A premium rate call based scratchcard with no clear free entry route, offering ‘prizes’ of computers to most participants which turned out to be second-hand with no operating systems. It was like shooting fish in a barrel for the ASA.
Topic: Games of chance and skill
Who: Consumer First Marketing Limited
Where: The Advertising Standards Authority
When: January 2004
A magazine insert scratchcard produced by Consumer First Marketing Limited was the subject of no less than four "complaint upheld" findings by the Advertising Standards Authority, with complaints having been received from Buckinghamshire, Cheshire, Dorset, Hertfordshire, London, Norfolk, Northamptonshire and Somerset.
The scratchcard was headed "£1 million in prizes to be won" and continued "Scratch here first to win! Three matching cards wins first class prizes, two matching cards wins second class prizes." Below the heading was the text "first class prizes £25,000 – Pentium home computer laptop computer – plus £1,000 cash [various other prizes then described] Second class prizes £10 HMV voucher – cameras – alarm clocks."
The rules stated that there were 3,250 computers to be one. They also provided that "Pentium computer subject to £99 plus VAT one year compulsory warranty and delivery charge."
Complaint one = two
The first complaint was really two. Firstly the description of the computers as "prizes" was questioned. Because all participants received the computer, it was surely not appropriate to describe it as a prize at all, but more as a gift.
The second arm of this first complaint was that the description of the computers as a prize was misleading on another count, namely that "winners" were actually required to buy a warranty for £116.33 before receiving a computer. The ASA upheld the complaint on both counts here, asking the promoters to in future distinguish more clearly between "prizes" and "gifts" and to state clearly that receipt of the computer was subject to participants buying a warranty.
The second complaint was that since all the computers were refurbished rather than brand new, this should have been made absolutely clear on the card itself. The ASA agreed and upheld the complaint here.
The third complaint was that at least some of the "prize" computers came without an operating system and winners were required to buy Microsoft Windows before the computer could work. The promoters argued that they should not be required to provide one, but the ASA disagreed. It said that since the absence of an operating system was an important condition likely to affect a recipient's decision to respond, this should be stated clearly in future.

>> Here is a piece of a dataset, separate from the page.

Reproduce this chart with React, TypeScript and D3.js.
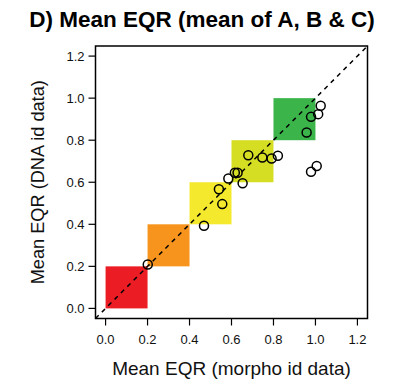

The last complaint was that there was no valid free entry route. This was required, because otherwise the event would be illegal under the 1976 Lotteries and Amusements Act. From the copy in the scratchcard, it was unclear how any "prize" could be obtained without calling the premium rate number given. As having to call a premium rate number is regarded as a "contribution" and the combination of a contribution and winning by pure luck is an illegal lottery, a free entry route was essential to ensure that the game was legal. Consumer First Marketing asserted that there was indeed a free entry route, but no evidence of its existence was provided and again the complaint was upheld.
Why this matters:
As well as being contrary to the Code on at least four counts, this might well have received the attentions of trading standards in terms of the misleading descriptions of the computers by failing to indicate that they were second hand and the Gaming Board in terms of the possible offences under the Lotteries and Amusements Act. It is also worth noting that under the current proposals for gambling law reform in the UK, events of this kind look on the cards to be completely outlawed within the next two years. In the meantime, operators of this type of mechanic should check their legal responsibilities and ensure that the manner of presentation and the rules for these mechanics are compliant.